VERY true - but here (wrt wolves) it is just the other way around - We've always had Timber wolves here - Elusive, lean in the body, long in the leg, tending to small family packs... I hollered when they started hauling in McKenzie River wolves, I really did, for the sake of the native wolf that these marauders would displace. It wasn't until after these newly introduced greys had burgeoned that the 'science' caught up with what the natives knew all along - that these new wolves are very different from the native Timber wolf that belongs here.
The Northern Rocky Mountain Wolf Recovery Plan was first approved in 1980, though it was then revised later on in 1987. The plan required a certain population of Northern Rocky Mountains wolves to reside in the area inside and around Yellowstone, which included at least ten breeding pairs, and for the population to remain stable for at least three consecutive years.[15][16] However, the Northern Rocky Mountains wolf was not, at the time of the initial drafting, recognized as a legitimate subspecies, so the wolves involved in the plan were instead the Great Plains wolf and the Mackenzie Valley wolf
src
It still isn't settled all the way. But the timber wolf I know is sure to be irrevocably changed. And the elk and deer that the timber wolf lived in balance with for all these years are now being decimated.

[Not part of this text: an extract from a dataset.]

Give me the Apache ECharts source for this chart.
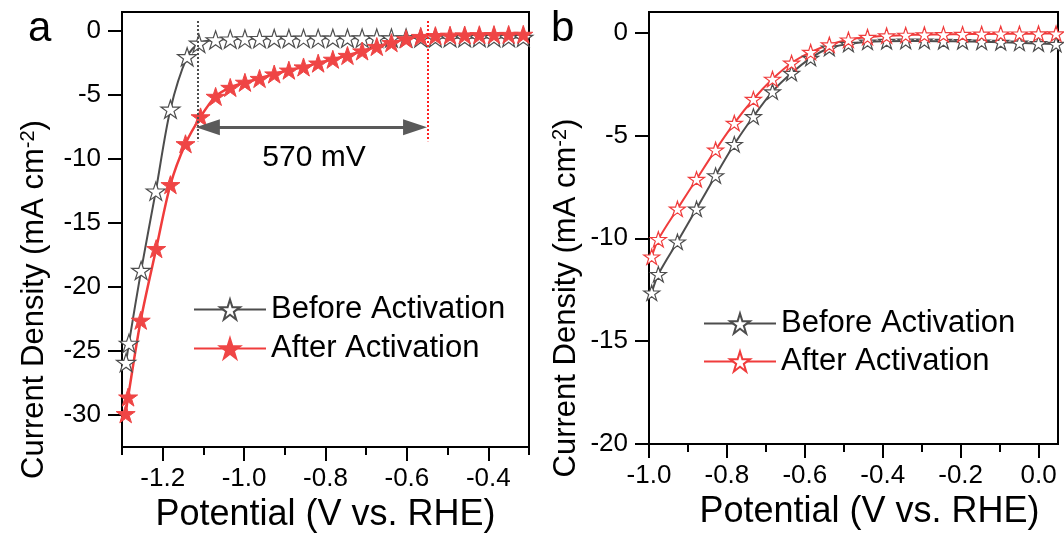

It is horrible. Tragic.
And that is the problem when people a thousand miles away think they know better than the locals do. Their sophistry, after all, is 'for our own good', and makes them feeeeel better about their own 'superiority' in comparison to those dumb hicks that actually live in the place. In the mean time the idiocy they impose is almost always horribly destructive. I've seen it over, and over, and over again.
Thx for your reply.
No it's not. Stillwater Forest is nearly the entire west flank of the Flathead Valley, and it is where nearly everyone goes for resources... What you don't know is that everything east of the Flathead Valley with the exception of the Coal Creek area and the Swan Valley is already tied up clean to the Continental divide by Glacier Park, The Bob Marshal Wilderness, and the Great Bear Wilderness. And it is all chock-full of Griz.
So this will eventually gate off everything west of the Flathead, and most of the north fork (coal creek). And everything East (with the exception of the Swan) is already off limits. And there ain't anything south all the way to the Clark Fork.
So where the hell exactly are we supposed to go for forest resources? What is left to log? Where do we go fishing and hunting without hiking in three days?
You REALLY don't know what you are talking about.
Because fires destroy natural habitat, bears are not confined to one small area, they search` eveywhere for food. If they go into hibernaation without enough nourishment, they will die during their winter hiatus.
Oh, what pitiful bullcrap. And btw, Logging is how you control fires. Logging is therefore GOOD for griz (and it is). How does getting rid of roads and logging protect them then? It is idiocy. and land grab. Again.
If they search everywhere for food, then they must need this “everywhere” to be all for them. Puts it into their habitat you see. And now that habitat needs to be cleared of humans.
At least that is my take on it.
Put out a behavior whether it is genuine or not. Anything to get that ESA label.
Then you can push agenda 21 all the better.